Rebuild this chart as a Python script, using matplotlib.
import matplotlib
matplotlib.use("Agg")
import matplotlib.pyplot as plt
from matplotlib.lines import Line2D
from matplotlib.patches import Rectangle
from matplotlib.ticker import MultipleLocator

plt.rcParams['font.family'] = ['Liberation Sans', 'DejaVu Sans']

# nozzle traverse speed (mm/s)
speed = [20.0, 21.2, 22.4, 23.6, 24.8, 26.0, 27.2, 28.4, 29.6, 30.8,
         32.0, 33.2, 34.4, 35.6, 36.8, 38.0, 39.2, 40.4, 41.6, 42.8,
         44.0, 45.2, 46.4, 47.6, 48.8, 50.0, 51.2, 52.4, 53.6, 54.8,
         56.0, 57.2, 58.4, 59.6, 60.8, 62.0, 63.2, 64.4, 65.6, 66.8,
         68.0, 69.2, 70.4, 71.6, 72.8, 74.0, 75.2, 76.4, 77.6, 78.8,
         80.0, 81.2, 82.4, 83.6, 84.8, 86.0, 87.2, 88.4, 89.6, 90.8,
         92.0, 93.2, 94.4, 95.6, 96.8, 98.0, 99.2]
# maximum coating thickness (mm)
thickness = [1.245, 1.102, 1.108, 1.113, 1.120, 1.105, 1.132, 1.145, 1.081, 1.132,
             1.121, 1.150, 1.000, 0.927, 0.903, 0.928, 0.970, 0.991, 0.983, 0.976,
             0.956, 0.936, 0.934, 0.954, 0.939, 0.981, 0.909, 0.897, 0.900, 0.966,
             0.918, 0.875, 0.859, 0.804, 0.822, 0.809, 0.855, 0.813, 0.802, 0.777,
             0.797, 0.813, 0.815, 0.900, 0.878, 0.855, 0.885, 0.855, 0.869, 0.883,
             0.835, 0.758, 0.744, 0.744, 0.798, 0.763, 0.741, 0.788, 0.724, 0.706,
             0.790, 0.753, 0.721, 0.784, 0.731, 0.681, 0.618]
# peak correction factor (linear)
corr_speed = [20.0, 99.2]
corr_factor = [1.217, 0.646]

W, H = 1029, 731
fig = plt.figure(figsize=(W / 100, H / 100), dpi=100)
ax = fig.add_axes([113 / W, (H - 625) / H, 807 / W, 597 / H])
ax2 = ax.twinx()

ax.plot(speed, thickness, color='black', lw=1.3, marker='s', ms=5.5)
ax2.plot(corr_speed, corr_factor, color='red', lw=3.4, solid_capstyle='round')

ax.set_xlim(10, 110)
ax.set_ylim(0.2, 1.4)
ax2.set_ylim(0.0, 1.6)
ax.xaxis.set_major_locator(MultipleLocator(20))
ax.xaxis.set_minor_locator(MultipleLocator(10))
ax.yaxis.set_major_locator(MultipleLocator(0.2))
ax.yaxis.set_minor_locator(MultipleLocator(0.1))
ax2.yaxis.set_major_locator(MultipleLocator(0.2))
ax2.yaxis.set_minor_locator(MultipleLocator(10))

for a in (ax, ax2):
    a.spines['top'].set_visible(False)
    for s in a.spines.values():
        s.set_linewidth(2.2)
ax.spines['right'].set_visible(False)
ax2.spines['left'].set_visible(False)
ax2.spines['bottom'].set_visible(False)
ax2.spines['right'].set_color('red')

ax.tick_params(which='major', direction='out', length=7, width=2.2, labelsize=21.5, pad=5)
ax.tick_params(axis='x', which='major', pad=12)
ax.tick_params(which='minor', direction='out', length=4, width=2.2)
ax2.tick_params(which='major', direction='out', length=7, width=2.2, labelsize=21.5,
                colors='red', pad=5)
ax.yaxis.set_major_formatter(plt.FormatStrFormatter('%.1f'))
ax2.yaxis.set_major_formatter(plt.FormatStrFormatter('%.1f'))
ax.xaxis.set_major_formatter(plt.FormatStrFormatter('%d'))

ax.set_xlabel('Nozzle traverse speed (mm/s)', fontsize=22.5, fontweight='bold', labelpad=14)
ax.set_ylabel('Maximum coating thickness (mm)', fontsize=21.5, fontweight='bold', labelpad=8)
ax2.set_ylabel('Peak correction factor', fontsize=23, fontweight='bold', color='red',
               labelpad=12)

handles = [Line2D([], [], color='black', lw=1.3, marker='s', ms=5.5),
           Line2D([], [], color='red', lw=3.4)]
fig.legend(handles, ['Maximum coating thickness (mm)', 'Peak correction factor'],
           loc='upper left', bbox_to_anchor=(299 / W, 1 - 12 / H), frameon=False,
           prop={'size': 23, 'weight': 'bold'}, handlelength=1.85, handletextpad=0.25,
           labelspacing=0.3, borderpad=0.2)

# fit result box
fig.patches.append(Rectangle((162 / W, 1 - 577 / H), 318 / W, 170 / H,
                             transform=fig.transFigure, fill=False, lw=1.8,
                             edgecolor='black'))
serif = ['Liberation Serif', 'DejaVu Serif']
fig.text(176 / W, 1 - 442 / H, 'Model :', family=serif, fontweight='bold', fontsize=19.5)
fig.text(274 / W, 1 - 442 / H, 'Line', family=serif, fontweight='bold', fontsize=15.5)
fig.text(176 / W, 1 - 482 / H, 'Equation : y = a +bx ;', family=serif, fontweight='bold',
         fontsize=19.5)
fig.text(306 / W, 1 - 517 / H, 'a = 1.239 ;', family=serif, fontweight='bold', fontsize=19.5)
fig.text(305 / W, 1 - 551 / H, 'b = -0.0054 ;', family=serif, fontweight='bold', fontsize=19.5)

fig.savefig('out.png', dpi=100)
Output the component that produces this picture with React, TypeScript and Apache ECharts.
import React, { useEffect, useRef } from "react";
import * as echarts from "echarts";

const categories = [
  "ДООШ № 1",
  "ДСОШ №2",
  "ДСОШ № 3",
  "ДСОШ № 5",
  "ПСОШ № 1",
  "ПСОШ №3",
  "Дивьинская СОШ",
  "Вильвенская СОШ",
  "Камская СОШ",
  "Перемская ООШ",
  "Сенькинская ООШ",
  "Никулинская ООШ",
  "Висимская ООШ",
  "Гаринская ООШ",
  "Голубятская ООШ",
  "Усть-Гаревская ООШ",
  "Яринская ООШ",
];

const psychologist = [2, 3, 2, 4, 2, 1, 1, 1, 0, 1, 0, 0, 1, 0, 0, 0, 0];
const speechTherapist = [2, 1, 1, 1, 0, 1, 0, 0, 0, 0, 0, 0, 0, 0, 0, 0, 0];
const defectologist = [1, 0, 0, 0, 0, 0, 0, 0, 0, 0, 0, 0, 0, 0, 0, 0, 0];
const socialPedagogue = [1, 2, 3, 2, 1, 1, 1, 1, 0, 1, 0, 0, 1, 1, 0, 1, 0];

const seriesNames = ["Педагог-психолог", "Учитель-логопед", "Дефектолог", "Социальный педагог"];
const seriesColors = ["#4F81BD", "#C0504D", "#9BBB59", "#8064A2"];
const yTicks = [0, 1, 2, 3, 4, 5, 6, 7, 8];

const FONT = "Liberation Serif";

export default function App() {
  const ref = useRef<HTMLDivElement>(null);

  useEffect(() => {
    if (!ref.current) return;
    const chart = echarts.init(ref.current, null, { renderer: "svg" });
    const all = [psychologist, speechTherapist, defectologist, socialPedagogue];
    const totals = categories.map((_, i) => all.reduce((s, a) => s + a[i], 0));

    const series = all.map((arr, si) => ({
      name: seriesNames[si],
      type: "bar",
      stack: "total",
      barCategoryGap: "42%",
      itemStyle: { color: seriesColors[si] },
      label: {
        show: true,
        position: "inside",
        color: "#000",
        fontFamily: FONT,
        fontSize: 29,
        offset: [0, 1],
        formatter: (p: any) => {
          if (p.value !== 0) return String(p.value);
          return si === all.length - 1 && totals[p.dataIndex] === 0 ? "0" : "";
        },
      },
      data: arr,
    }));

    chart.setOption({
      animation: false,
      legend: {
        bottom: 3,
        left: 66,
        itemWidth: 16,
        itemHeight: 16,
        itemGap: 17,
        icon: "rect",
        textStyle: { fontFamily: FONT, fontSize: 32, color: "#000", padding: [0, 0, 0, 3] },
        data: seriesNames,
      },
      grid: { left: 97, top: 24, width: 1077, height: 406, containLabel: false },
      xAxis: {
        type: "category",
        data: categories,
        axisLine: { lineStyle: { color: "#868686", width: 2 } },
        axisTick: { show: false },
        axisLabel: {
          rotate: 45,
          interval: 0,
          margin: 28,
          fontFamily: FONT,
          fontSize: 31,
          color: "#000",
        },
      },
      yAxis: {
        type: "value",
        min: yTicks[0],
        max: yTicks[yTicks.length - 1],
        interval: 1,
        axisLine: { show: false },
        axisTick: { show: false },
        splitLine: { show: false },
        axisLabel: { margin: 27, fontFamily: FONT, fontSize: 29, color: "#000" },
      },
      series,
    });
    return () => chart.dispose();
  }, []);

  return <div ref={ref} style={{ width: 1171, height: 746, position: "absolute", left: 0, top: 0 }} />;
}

● **DIRECTIONS**:
Print exactly the lines from the one containing "Output the component" to the one containing "import * as", both included, and nothing else.

● **FULL SOLUTION**:
Output the component that produces this picture with React, TypeScript and Apache ECharts.
import React, { useEffect, useRef } from "react";
import * as echarts from "echarts";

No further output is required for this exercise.